Return the material word for word. Do not include pictures.
□ □ □ □ □
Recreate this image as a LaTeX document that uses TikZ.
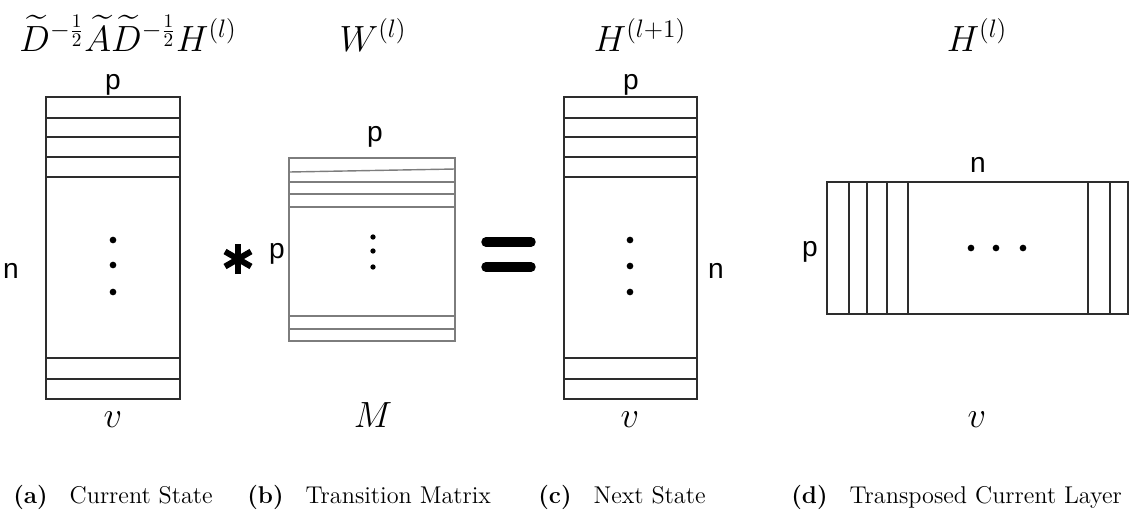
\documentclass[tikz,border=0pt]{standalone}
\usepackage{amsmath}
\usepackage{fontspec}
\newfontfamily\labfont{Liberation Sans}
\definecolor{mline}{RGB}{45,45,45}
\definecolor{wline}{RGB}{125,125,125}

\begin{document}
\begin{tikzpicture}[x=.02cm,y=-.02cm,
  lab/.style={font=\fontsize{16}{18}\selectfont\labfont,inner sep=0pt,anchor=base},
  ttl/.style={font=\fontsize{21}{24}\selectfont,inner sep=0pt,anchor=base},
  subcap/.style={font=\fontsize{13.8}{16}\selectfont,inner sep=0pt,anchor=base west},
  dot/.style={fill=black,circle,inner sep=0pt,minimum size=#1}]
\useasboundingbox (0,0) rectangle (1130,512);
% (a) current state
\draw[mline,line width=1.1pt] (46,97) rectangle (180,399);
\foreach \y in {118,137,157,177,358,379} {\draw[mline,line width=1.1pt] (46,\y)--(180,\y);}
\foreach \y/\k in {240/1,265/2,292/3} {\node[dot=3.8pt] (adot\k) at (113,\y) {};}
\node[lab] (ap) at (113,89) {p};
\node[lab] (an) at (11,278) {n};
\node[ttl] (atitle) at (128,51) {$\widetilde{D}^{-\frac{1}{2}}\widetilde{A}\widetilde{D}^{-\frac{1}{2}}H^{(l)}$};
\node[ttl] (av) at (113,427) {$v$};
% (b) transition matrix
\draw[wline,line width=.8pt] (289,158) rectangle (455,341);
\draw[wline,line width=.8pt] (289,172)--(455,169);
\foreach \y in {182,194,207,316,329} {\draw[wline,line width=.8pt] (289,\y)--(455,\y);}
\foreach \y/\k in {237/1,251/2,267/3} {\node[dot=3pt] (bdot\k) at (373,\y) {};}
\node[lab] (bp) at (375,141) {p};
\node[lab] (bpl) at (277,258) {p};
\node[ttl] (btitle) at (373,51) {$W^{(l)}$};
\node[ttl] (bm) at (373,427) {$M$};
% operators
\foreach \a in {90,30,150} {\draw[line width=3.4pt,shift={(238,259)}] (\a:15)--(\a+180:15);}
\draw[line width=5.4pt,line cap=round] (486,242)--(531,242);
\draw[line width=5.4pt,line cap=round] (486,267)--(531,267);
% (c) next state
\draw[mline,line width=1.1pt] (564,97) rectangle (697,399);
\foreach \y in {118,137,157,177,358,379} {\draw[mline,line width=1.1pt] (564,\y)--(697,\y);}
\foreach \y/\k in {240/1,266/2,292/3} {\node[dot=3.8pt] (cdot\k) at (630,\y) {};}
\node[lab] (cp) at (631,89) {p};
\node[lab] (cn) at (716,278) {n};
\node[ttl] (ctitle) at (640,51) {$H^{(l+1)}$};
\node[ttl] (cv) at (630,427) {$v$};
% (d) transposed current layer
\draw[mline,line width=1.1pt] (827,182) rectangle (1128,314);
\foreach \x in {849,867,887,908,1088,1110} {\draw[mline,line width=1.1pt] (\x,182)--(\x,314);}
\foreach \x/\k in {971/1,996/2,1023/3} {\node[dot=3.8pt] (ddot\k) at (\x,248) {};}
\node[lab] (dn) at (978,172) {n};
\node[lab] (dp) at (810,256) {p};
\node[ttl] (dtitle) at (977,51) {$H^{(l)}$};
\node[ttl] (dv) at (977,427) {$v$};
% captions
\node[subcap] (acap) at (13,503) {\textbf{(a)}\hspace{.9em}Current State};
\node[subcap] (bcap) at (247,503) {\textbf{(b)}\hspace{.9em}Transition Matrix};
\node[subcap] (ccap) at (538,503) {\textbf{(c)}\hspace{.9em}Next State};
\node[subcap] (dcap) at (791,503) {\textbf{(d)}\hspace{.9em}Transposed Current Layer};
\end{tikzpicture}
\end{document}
□ □ □ □ □
● **Correct answer**:
Recreate this image as a LaTeX document that uses TikZ.
\documentclass[tikz,border=0pt]{standalone}
\usepackage{amsmath}
\usepackage{fontspec}
\newfontfamily\labfont{Liberation Sans}
\definecolor{mline}{RGB}{45,45,45}
\definecolor{wline}{RGB}{125,125,125}

\begin{document}
\begin{tikzpicture}[x=.02cm,y=-.02cm,
  lab/.style={font=\fontsize{16}{18}\selectfont\labfont,inner sep=0pt,anchor=base},
  ttl/.style={font=\fontsize{21}{24}\selectfont,inner sep=0pt,anchor=base},
  subcap/.style={font=\fontsize{13.8}{16}\selectfont,inner sep=0pt,anchor=base west},
  dot/.style={fill=black,circle,inner sep=0pt,minimum size=#1}]
\useasboundingbox (0,0) rectangle (1130,512);
% (a) current state
\draw[mline,line width=1.1pt] (46,97) rectangle (180,399);
\foreach \y in {118,137,157,177,358,379} {\draw[mline,line width=1.1pt] (46,\y)--(180,\y);}
\foreach \y/\k in {240/1,265/2,292/3} {\node[dot=3.8pt] (adot\k) at (113,\y) {};}
\node[lab] (ap) at (113,89) {p};
\node[lab] (an) at (11,278) {n};
\node[ttl] (atitle) at (128,51) {$\widetilde{D}^{-\frac{1}{2}}\widetilde{A}\widetilde{D}^{-\frac{1}{2}}H^{(l)}$};
\node[ttl] (av) at (113,427) {$v$};
% (b) transition matrix
\draw[wline,line width=.8pt] (289,158) rectangle (455,341);
\draw[wline,line width=.8pt] (289,172)--(455,169);
\foreach \y in {182,194,207,316,329} {\draw[wline,line width=.8pt] (289,\y)--(455,\y);}
\foreach \y/\k in {237/1,251/2,267/3} {\node[dot=3pt] (bdot\k) at (373,\y) {};}
\node[lab] (bp) at (375,141) {p};
\node[lab] (bpl) at (277,258) {p};
\node[ttl] (btitle) at (373,51) {$W^{(l)}$};
\node[ttl] (bm) at (373,427) {$M$};
% operators
\foreach \a in {90,30,150} {\draw[line width=3.4pt,shift={(238,259)}] (\a:15)--(\a+180:15);}
\draw[line width=5.4pt,line cap=round] (486,242)--(531,242);
\draw[line width=5.4pt,line cap=round] (486,267)--(531,267);
% (c) next state
\draw[mline,line width=1.1pt] (564,97) rectangle (697,399);
\foreach \y in {118,137,157,177,358,379} {\draw[mline,line width=1.1pt] (564,\y)--(697,\y);}
\foreach \y/\k in {240/1,266/2,292/3} {\node[dot=3.8pt] (cdot\k) at (630,\y) {};}
\node[lab] (cp) at (631,89) {p};
\node[lab] (cn) at (716,278) {n};
\node[ttl] (ctitle) at (640,51) {$H^{(l+1)}$};
\node[ttl] (cv) at (630,427) {$v$};
% (d) transposed current layer
\draw[mline,line width=1.1pt] (827,182) rectangle (1128,314);
\foreach \x in {849,867,887,908,1088,1110} {\draw[mline,line width=1.1pt] (\x,182)--(\x,314);}
\foreach \x/\k in {971/1,996/2,1023/3} {\node[dot=3.8pt] (ddot\k) at (\x,248) {};}
\node[lab] (dn) at (978,172) {n};
\node[lab] (dp) at (810,256) {p};
\node[ttl] (dtitle) at (977,51) {$H^{(l)}$};
\node[ttl] (dv) at (977,427) {$v$};
% captions
\node[subcap] (acap) at (13,503) {\textbf{(a)}\hspace{.9em}Current State};
\node[subcap] (bcap) at (247,503) {\textbf{(b)}\hspace{.9em}Transition Matrix};
\node[subcap] (ccap) at (538,503) {\textbf{(c)}\hspace{.9em}Next State};
\node[subcap] (dcap) at (791,503) {\textbf{(d)}\hspace{.9em}Transposed Current Layer};
\end{tikzpicture}
\end{document}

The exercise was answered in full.